9. The system as claimed in claim 8 wherein the robotic feeder comprises a motor-driven gear assembly which engages the teeth of the rack-shaped insert to displace the robotic feeder along the horizontal crossbar.

10. The system as claimed in claim 9 wherein a charging station is mounted on the frame for recharging the wireless robotic feeder.

11. The system as claimed in claim 5 wherein the robotic feeder comprises:

(a) a liquid food canister for holding a supply of liquid food to be selectively dispensed; and

(b) a dry food dispenser for holding a supply of dry food to be selectively dispensed.

12. The system as claimed in claim 11 wherein the liquid food canister and the dry food dispenser are supported by a head which is adapted to rotate approximately 90 degrees.

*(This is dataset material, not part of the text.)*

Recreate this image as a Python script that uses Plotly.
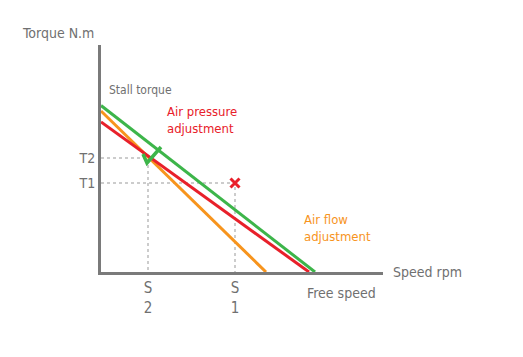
import plotly.graph_objects as go

# data (x: speed, y: torque, arbitrary units)
speed_endpoints = [0, 282]
torque_max = 227
green_line_speed = [0, 214]
green_line_torque = [166.5, 0]
orange_line_speed = [0, 165]
orange_line_torque = [161, 0]
red_line_speed = [0, 208]
red_line_torque = [150, 0]
T_vals = [89, 114]
T_labels = ["T1", "T2"]
S_vals = [47, 134]
S_labels = ["S<br>2", "S<br>1"]

GREEN = "#3db54a"
ORANGE = "#f7941d"
RED = "#e8202a"
GRAY = "#7a7a7a"
TXT = "#707070"
FONT = "DejaVu Sans Condensed, Liberation Sans Narrow, sans-serif"

fig = go.Figure()

# dotted guides
fig.add_trace(go.Scatter(x=[0, S_vals[0], S_vals[0]], y=[T_vals[1], T_vals[1], 0], mode="lines",
                         line=dict(color="#999999", width=1, dash="dot"), hoverinfo="skip"))
fig.add_trace(go.Scatter(x=[0, S_vals[1], S_vals[1]], y=[T_vals[0], T_vals[0], 0], mode="lines",
                         line=dict(color="#999999", width=1, dash="dot"), hoverinfo="skip"))

fig.add_trace(go.Scatter(x=orange_line_speed, y=orange_line_torque, mode="lines",
                         line=dict(color=ORANGE, width=3)))
fig.add_trace(go.Scatter(x=red_line_speed, y=red_line_torque, mode="lines",
                         line=dict(color=RED, width=3)))
fig.add_trace(go.Scatter(x=green_line_speed, y=green_line_torque, mode="lines",
                         line=dict(color=GREEN, width=3)))

# check mark near (S2, T2)
s2, t2 = S_vals[0], T_vals[1]
fig.add_trace(go.Scatter(x=[s2 - 5, s2 - 1, s2 + 13], y=[t2 + 4, t2 - 5, t2 + 11], mode="lines",
                         line=dict(color=GREEN, width=3.5)))
# cross at (S1, T1)
fig.add_trace(go.Scatter(x=[S_vals[1]], y=[T_vals[0]], mode="markers",
                         marker=dict(symbol="x-thin", size=9, line=dict(color=RED, width=3))))

ann = [
    dict(x=0, y=1, xref="paper", yref="paper", text="Torque N.m", xanchor="right", yanchor="bottom",
         xshift=-5, yshift=2, font=dict(size=14, color=TXT)),
    dict(x=6, y=182, text="Stall torque", xanchor="left", yanchor="middle", font=dict(size=12, color=TXT)),
    dict(x=64, y=152, text="Air pressure<br>adjustment", xanchor="left", yanchor="middle", align="left",
         font=dict(size=13, color=RED)),
    dict(x=201, y=44, text="Air flow<br>adjustment", xanchor="left", yanchor="middle", align="left",
         font=dict(size=13, color=ORANGE)),
    dict(x=1, y=0, xref="paper", yref="y", text="Speed rpm", xanchor="left", yanchor="middle",
         xshift=8, yshift=0, font=dict(size=14, color=TXT)),
    dict(x=240, y=0, text="Free speed", xanchor="center", yanchor="middle", yshift=-21,
         font=dict(size=14, color=TXT)),
]
for a in ann:
    a["showarrow"] = False

# the page body adds an 8px offset, so the figure is sized to compensate
fig.update_layout(
    width=515, height=349,
    margin=dict(l=93, r=140, t=37, b=85),
    plot_bgcolor="white", paper_bgcolor="white",
    showlegend=False,
    font=dict(family=FONT, color=TXT, size=13),
    annotations=ann,
    xaxis=dict(range=speed_endpoints, showgrid=False, zeroline=False, showline=True, linewidth=3,
               linecolor=GRAY, tickvals=S_vals, ticktext=S_labels, ticks="", tickfont=dict(size=15, color=TXT),
               fixedrange=True),
    yaxis=dict(range=[0, torque_max], showgrid=False, zeroline=False, showline=True, linewidth=3,
               linecolor=GRAY, tickvals=T_vals, ticktext=T_labels, ticks="", tickfont=dict(size=14, color=TXT),
               fixedrange=True),
)

fig.write_html("out.html")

13. The system as claimed in claim 11 wherein the dry food dispenser comprises:

(a) a dry food canister shaped to define an interior cavity dimensioned to receive a supply of dry food;

(b) a support bracket adapted to hold the dry food canister;

(c) a metering cap removably coupled the dry food canister;

(d) a rotary motor for selectively rotating the dry food canister; and

(e) a coupler for removably connecting the dry food canister to the motor.

14. The system as claimed in 13 wherein the dry food canister comprises a continuous sidewall, an enclosed bottom end, and an open top end.

15. The system as claimed in claim 14 wherein the metering cap mounts over the open top end of the dry food canister.

16. The system as claimed in claim 15 wherein the metering cap comprises an annular sidewall, a closed front end, and an open rear end, the closed front end having an interior surface and an exterior surface.

17. The system as claimed in claim 16 wherein a transverse trough is integrally formed onto the interior surface of the closed front end in communication with the interior cavity of the dry food canister.

18. The system as claimed in claim 17 wherein the transverse trough is adapted to collect and subsequently dispense a fixed dose of the supply of dry food from the dry food canister through rotation of the dry food canister.